To minimise the effects on the active ingredients in the spray solution, ModipHy Xtra contains a combination of inorganic and organic acids to sequester and neutralise these hard water ions and buffering agents also stabilise the spray solution to allow for easier mixing and application.
Then, crucially, using our experience in the mobilisation of nutrients in the plant, ModipHy Xtra has been formulated to maximise plant uptake and utilisation of the spray solution to achieve the desired response.
Trials on farms affected by hard water, have shown clearly visible benefits, particularly with regards to improving the speed and efficiency of weed kill. Paul Hayes, for example, farming in Cambridgeshire with water hardness rates of above 300 ppm had been struggling to get the performance he expected from his herbicides and had tried various wetting agents to boost performance. To test ModipHy Xtra, Paul sprayed half a field of wheat stubble with glyphosate at the standard rate of 3 litres per hectare and the second half at a reduced rate of 1.5 litres per hectare but in spray water treated with ModipHy Xtra.

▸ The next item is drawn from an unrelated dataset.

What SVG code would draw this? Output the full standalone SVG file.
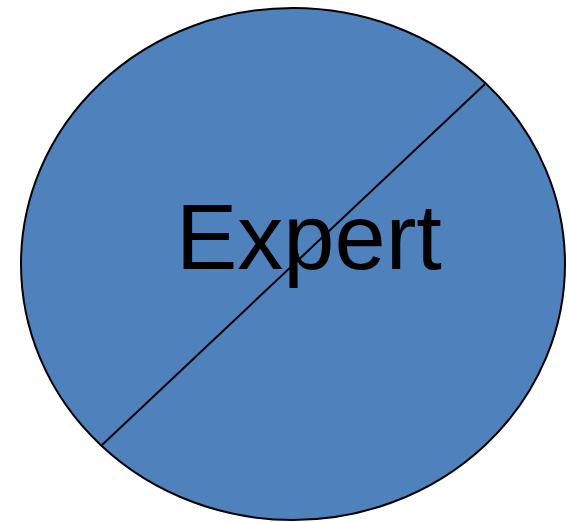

Paul reported visible differences between the treatments within 7 days. The area treated with half rate glyphosate in water conditioned with ModipHy Xtra had shown a rapid weed kill whilst the area treated with the full rate herbicide alone took 14 days before it began to die off. When revisited in March the following year the effects were still clearly visible. In comparison the half treated with the inclusion of ModipHy Xtra (shown right-side of main image) showed only slight re-growth whilst grass weeds were prevalent again in the field area treated with the herbicide alone. To achieve a comprehensive kill this area required two re-sprays whereas the side treated with ModipHy Xtra required only one.